## WRITTEN PROBLEM
Collect all lines from the listing that include the string "chart".
▬▬▬▬▬▬
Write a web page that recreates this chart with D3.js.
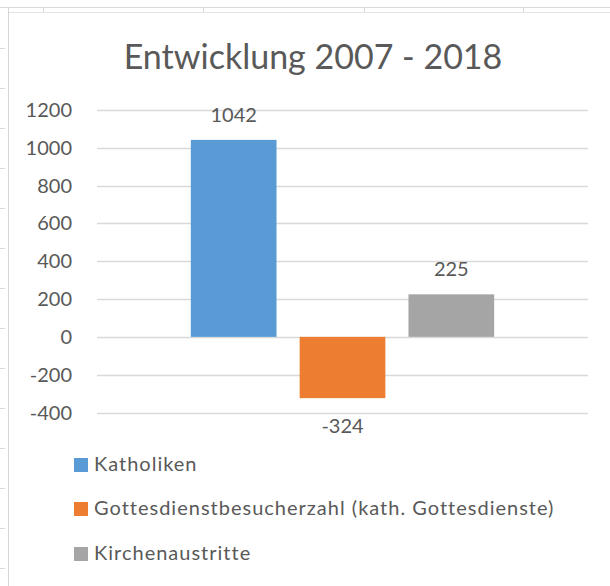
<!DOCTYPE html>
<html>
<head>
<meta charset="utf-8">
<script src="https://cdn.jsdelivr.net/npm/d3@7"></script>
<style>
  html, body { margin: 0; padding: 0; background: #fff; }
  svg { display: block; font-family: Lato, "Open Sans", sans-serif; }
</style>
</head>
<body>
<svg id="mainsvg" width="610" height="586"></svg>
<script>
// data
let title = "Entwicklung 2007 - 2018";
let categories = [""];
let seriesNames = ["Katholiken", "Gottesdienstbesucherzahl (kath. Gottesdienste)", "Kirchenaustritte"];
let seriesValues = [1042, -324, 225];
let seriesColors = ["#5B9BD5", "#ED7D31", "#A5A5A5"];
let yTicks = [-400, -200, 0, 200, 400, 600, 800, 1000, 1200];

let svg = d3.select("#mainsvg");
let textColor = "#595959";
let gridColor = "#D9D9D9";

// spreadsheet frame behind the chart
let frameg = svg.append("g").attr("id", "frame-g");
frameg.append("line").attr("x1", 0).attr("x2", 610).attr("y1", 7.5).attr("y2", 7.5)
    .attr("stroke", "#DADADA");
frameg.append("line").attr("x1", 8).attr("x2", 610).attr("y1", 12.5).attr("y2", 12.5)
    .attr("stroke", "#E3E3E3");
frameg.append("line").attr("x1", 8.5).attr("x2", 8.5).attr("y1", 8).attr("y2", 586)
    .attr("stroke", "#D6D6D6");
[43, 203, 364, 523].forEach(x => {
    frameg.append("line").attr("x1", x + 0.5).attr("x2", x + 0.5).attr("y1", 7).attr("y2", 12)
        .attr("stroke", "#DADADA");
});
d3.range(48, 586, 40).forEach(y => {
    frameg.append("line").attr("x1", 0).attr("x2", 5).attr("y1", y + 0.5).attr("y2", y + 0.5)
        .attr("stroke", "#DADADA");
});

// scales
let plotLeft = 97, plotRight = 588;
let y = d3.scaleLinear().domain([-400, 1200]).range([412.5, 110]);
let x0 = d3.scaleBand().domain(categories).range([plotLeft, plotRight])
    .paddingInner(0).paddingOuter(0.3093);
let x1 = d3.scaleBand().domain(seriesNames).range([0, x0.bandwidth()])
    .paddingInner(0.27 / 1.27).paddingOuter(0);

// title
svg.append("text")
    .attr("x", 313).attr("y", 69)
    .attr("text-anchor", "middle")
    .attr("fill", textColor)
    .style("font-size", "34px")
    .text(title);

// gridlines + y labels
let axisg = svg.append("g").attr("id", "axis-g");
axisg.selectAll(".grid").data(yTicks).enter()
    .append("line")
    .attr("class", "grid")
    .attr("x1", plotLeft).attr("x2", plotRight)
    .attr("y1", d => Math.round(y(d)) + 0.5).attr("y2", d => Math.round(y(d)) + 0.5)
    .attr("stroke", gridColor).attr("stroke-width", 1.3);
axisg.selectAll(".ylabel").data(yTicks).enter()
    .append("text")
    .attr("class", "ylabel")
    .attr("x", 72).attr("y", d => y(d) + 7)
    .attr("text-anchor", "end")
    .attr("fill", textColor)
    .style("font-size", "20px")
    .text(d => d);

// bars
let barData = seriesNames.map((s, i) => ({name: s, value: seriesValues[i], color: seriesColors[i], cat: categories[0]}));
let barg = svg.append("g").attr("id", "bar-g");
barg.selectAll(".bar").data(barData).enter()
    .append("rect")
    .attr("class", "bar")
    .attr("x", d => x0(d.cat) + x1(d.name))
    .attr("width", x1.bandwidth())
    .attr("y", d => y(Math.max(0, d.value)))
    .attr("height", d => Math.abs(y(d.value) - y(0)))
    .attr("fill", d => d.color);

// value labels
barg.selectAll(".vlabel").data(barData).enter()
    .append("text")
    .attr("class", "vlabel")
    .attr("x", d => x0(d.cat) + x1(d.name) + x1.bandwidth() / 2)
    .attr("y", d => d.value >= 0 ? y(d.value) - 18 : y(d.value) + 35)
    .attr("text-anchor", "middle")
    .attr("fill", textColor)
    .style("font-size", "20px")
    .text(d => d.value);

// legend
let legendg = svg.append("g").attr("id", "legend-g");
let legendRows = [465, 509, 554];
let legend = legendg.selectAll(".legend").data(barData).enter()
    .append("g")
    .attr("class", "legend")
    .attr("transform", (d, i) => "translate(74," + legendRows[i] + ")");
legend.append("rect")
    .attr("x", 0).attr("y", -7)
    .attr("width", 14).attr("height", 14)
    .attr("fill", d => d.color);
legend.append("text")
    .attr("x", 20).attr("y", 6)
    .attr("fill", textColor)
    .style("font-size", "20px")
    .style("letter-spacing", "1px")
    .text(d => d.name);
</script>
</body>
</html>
▬▬▬▬▬▬
## WORKED SOLUTION
Write a web page that recreates this chart with D3.js.
// spreadsheet frame behind the chart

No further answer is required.